Yep, I can't stand those guys either. Maxim are definitely a supplier of last resort for me, even though I only deal in prototype/very low volume designs these days and don't face the challenges of production sourcing. I'll only design them in in one of two cases:
- They're the only game in town
- It's a jellybean part with multiple drop-in replacements readily available
Case #2 covers things like op-amps in standard packages. Maxim does have some nice low-voltage analog parts, and if I grab one in a standard package, the worst that can happen is I'd have to design-in the runner-up I'd have used anyway if I blacklist Maxim.
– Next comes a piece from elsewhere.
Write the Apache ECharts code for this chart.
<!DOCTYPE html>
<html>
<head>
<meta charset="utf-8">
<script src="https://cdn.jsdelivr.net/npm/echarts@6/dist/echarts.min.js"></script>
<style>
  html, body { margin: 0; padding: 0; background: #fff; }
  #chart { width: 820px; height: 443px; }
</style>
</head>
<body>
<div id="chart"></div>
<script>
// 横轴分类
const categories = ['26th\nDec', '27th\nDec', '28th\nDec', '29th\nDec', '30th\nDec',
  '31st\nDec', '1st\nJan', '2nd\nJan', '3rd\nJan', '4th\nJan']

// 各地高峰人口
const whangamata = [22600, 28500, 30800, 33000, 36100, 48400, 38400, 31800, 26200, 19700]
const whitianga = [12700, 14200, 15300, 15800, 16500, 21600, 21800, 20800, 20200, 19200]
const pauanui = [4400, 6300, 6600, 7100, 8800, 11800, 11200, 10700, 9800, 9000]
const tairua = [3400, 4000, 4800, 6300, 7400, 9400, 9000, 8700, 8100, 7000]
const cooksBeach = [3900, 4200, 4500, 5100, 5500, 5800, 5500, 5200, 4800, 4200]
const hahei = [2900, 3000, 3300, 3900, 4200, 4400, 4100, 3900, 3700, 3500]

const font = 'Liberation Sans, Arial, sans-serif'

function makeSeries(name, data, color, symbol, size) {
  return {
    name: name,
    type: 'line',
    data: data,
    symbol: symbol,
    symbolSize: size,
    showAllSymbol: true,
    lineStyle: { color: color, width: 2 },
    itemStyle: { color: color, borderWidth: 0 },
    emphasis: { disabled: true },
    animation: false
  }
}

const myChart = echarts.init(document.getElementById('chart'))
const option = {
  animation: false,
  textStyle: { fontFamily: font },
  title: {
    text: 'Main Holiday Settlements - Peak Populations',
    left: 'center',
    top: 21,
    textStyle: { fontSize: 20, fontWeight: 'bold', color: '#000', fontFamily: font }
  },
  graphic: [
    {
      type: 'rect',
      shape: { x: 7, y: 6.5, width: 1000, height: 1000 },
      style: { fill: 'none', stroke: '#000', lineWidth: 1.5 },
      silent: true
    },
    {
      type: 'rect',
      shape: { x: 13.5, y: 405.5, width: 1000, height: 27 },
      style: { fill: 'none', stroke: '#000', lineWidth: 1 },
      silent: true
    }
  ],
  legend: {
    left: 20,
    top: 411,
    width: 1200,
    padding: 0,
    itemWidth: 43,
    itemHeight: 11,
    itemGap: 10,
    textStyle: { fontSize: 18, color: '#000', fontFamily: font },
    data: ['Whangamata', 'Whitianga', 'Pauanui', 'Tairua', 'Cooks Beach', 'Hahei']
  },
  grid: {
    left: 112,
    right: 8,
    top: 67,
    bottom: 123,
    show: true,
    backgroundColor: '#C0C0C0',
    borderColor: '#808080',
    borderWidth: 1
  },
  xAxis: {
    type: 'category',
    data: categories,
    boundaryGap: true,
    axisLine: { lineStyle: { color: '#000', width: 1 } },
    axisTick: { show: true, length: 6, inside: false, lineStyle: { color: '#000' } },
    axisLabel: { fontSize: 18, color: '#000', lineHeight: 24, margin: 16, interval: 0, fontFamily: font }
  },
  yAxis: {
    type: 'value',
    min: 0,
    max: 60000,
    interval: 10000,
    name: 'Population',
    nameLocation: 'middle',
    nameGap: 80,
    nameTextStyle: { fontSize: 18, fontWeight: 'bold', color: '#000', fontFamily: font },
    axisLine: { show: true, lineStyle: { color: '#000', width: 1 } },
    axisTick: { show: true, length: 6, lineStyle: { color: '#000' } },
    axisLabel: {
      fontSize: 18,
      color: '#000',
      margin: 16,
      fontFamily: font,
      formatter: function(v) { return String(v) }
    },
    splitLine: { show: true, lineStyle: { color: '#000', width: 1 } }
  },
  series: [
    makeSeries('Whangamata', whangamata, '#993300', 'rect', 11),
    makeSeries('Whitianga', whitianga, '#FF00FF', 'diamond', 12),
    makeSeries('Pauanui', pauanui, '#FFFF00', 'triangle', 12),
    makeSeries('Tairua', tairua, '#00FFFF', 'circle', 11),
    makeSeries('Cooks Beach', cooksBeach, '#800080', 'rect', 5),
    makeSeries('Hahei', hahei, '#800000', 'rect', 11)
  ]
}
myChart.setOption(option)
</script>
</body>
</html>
A couple examples of case #1: as far as I know, the DS1374 is the only binary RTC readily available. (Anyone know of a substitute? I'd love to drop it! I
2C interface and battery backup are mandatory, square wave output is nice-to-have.) I have also used their ModelGauge battery meters (MAX17048) in a design with external battery packs, for which most battery meters are unsuitable (Coulomb counters + hot-swappable batteries + mixes of different cells = non-working fuel gauges). That design revealed some classic Maxim... trademarks:
- Silly selection of available packages
- Sillier prices and distributor lead times/availability of the preferred compromise-choice package, leading to picking the second-choice package
- Slightly optimistic spec sheet (though not absurdly so... just a little bit)
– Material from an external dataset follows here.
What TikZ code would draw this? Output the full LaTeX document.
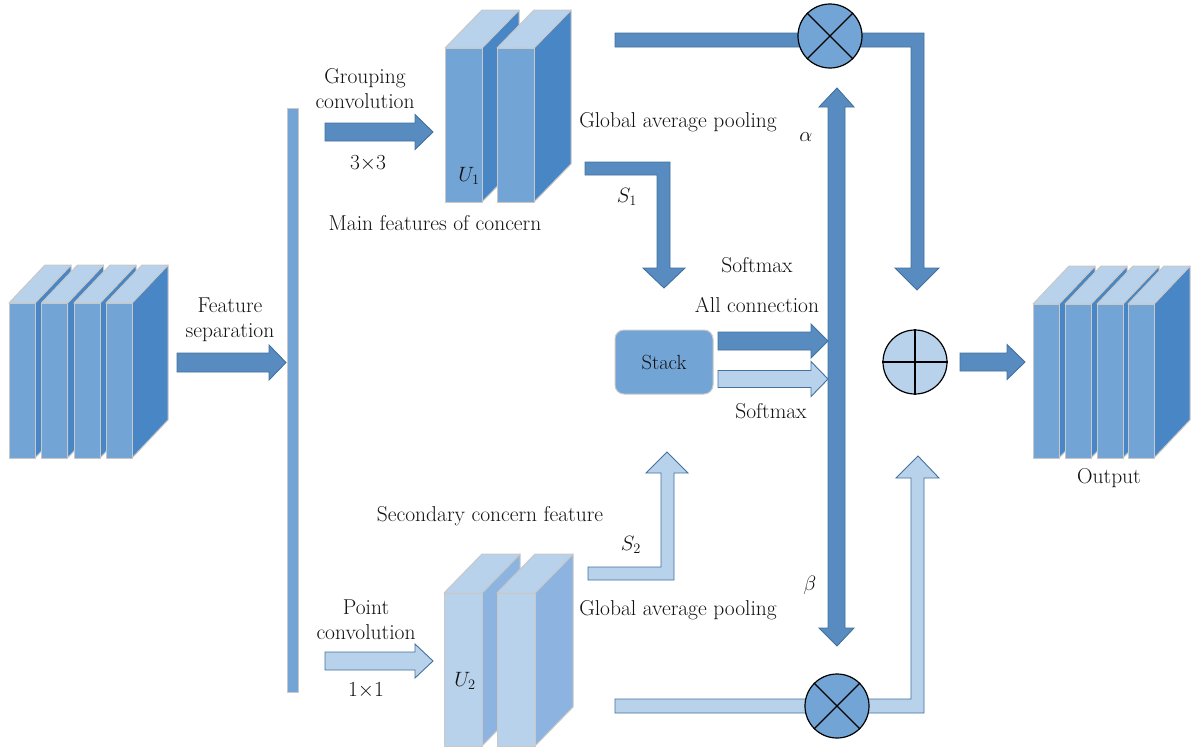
\documentclass[tikz,border=0pt]{standalone}
\usepackage{amsmath}
\usepackage{fontspec}
\setmainfont{Latin Modern Roman}
\definecolor{facemid}{HTML}{72A5D6}
\definecolor{facelight}{HTML}{B8D2EC}
\definecolor{facedark}{HTML}{4886C5}
\definecolor{facesoft}{HTML}{8DB4E0}
\definecolor{edgegray}{HTML}{C8C8C8}
\definecolor{arrdark}{HTML}{588CC0}
\definecolor{arrlight}{HTML}{B8D2EC}
\definecolor{arrline}{HTML}{41719C}
\definecolor{txt}{HTML}{111111}

\tikzset{
  darkarrow/.style={fill=arrdark, draw=arrline, line width=0.9pt, line join=miter},
  lightarrow/.style={fill=arrlight, draw=arrline, line width=0.9pt, line join=miter},
  face/.style={draw=edgegray, line width=1pt, line join=round},
  lbl/.style={text=txt, inner sep=0pt, font=\fontsize{21.5}{25}\selectfont, align=center},
  opnode/.style={circle, draw=black, line width=1.2pt, minimum size=64pt, inner sep=0pt},
}

% one slab: x, top y, width, height, depth dx, depth dy, front, top, side colours
\newcommand{\slabdraw}[9]{%
  \path[face, fill=#9] ({#1+#3},#2) -- ({#1+#3+#5},{#2-#6}) -- ({#1+#3+#5},{#2+#4-#6}) -- ({#1+#3},{#2+#4}) -- cycle;
  \path[face, fill=#8] (#1,#2) -- ({#1+#5},{#2-#6}) -- ({#1+#3+#5},{#2-#6}) -- ({#1+#3},#2) -- cycle;
  \path[face, fill=#7] (#1,#2) rectangle ({#1+#3},{#2+#4});
}
% straight block arrow pointing right: style, x start, x head, x tip, y centre, half shaft, half head
\newcommand{\rightblock}[7]{%
  \path[#1] (#2,{#5-#6}) -- (#3,{#5-#6}) -- (#3,{#5-#7}) -- (#4,#5) -- (#3,{#5+#7}) -- (#3,{#5+#6}) -- (#2,{#5+#6}) -- cycle;
}

\begin{document}
\begin{tikzpicture}[x=1pt, y=-1pt]
\useasboundingbox (0,0) rectangle (1195,750);

% input feature stack
\foreach \xx in {9,41.5,74,106}{\slabdraw{\xx}{303}{26}{155}{36}{38}{facemid}{facelight}{facedark}}
% output feature stack
\foreach \xx in {1033,1065,1097,1128}{\slabdraw{\xx}{304}{26}{154}{36}{38}{facemid}{facelight}{facedark}}
% U1 block
\foreach \xx in {445,497}{\slabdraw{\xx}{48}{37}{154}{37}{38}{facemid}{facelight}{facedark}}
% U2 block
\foreach \xx in {444,497}{\slabdraw{\xx}{593}{38}{153}{38}{39}{facelight}{facelight}{facesoft}}

% separation bar
\path[face, fill=facemid] (287,108) rectangle (298,692);

% straight arrows
\rightblock{darkarrow}{177}{269}{286}{362.5}{9.5}{17.5}
\rightblock{darkarrow}{325}{415}{433}{132}{9}{17.5}
\rightblock{lightarrow}{325}{415}{433}{661}{9}{17}
\rightblock{darkarrow}{718}{811}{828}{341}{9}{17}
\rightblock{lightarrow}{718}{811}{828}{379}{8.5}{17.5}
\rightblock{darkarrow}{960}{1007}{1025}{362}{9}{17.5}

% bent arrows
\path[darkarrow] (615,33) -- (924,33) -- (924,268) -- (939,268) -- (917,290) -- (895,268) -- (911,268) -- (911,47) -- (615,47) -- cycle;
\path[darkarrow] (585,162) -- (670,162) -- (670,268) -- (685,268) -- (664,288) -- (643,268) -- (657,268) -- (657,175) -- (585,175) -- cycle;
\path[lightarrow] (588,567) -- (661,567) -- (661,473) -- (646,473) -- (667,452) -- (688,473) -- (674,473) -- (674,580) -- (588,580) -- cycle;
\path[lightarrow] (615,699) -- (911,699) -- (911,478) -- (896,478) -- (918,456) -- (939,478) -- (924,478) -- (924,713) -- (615,713) -- cycle;

% alpha / beta double arrow
\path[darkarrow] (828,107) -- (819,107) -- (837,88) -- (854,107) -- (845,107) -- (845,628) -- (854,628) -- (837,646) -- (819,628) -- (828,628) -- cycle;

% stack box
\node[draw=edgegray, line width=1pt, fill=facemid, rounded corners=9pt, minimum width=98pt, minimum height=64pt, inner sep=0pt, text=txt, font=\fontsize{20.5}{22}\selectfont] (stack) at (664,362) {Stack};

% operators
\node[opnode, fill=facemid] (mulA) at (830,36) {};
\draw[line width=1.2pt] (mulA.north west) -- (mulA.south east) (mulA.north east) -- (mulA.south west);
\node[opnode, fill=facemid] (mulB) at (837,706) {};
\draw[line width=1.2pt] (mulB.north west) -- (mulB.south east) (mulB.north east) -- (mulB.south west);
\node[opnode, fill=facelight] (add) at (915,362) {};
\draw[line width=1.2pt] (add.north) -- (add.south) (add.west) -- (add.east);

% labels
\node[lbl] (tsep) at (230,320) {Feature\\separation};
\node[lbl] (tgroup) at (365,89) {Grouping\\convolution};
\node[lbl] (tk3) at (368,163) {3$\times$3};
\node[lbl] (tmain) at (435,223) {Main features of concern};
\node[lbl] (tu1) at (469,176) {$U_{1}$};
\node[lbl] (tgap1) at (678,122) {Global average pooling};
\node[lbl] (talpha) at (806,137) {$\alpha$};
\node[lbl] (ts1) at (627,197) {$S_{1}$};
\node[lbl] (tsoft1) at (757,265) {Softmax};
\node[lbl] (tall) at (757,305) {All connection};
\node[lbl] (tsoft2) at (771,411) {Softmax};
\node[lbl] (tout) at (1109,478) {Output};
\node[lbl] (tsec) at (490,516) {Secondary concern feature};
\node[lbl] (ts2) at (631,545) {$S_{2}$};
\node[lbl] (tbeta) at (810,585) {$\beta$};
\node[lbl] (tpoint) at (366,620) {Point\\convolution};
\node[lbl] (tk1) at (366,690) {1$\times$1};
\node[lbl] (tu2) at (465,681) {$U_{2}$};
\node[lbl] (tgap2) at (678,610) {Global average pooling};
\end{tikzpicture}
\end{document}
- Stupid design choices (why have three signal pins with two mandatory connections to power and ground? Why not two power pins and one signal pin, if the design really needs them? Why have multiple power pins at all for this "micropower" device? Why are the 1-cell and 2-cell models completely opposite in how they're powered? Why can't I power this device externally, only through the battery it's supposed to be measuring? That battery might not be present! Why do I need an I2C multiplexer to combine two of these chips on one bus? You had spare pins! Why did you allocate a pin to a mostly-entirely-useless feature that can destroy device accuracy if misused (QUICKSTART, which the datasheet basically says never to use...)?
I could go on, but I think my feelings are clear by now

Maxim: only if I really, really have to.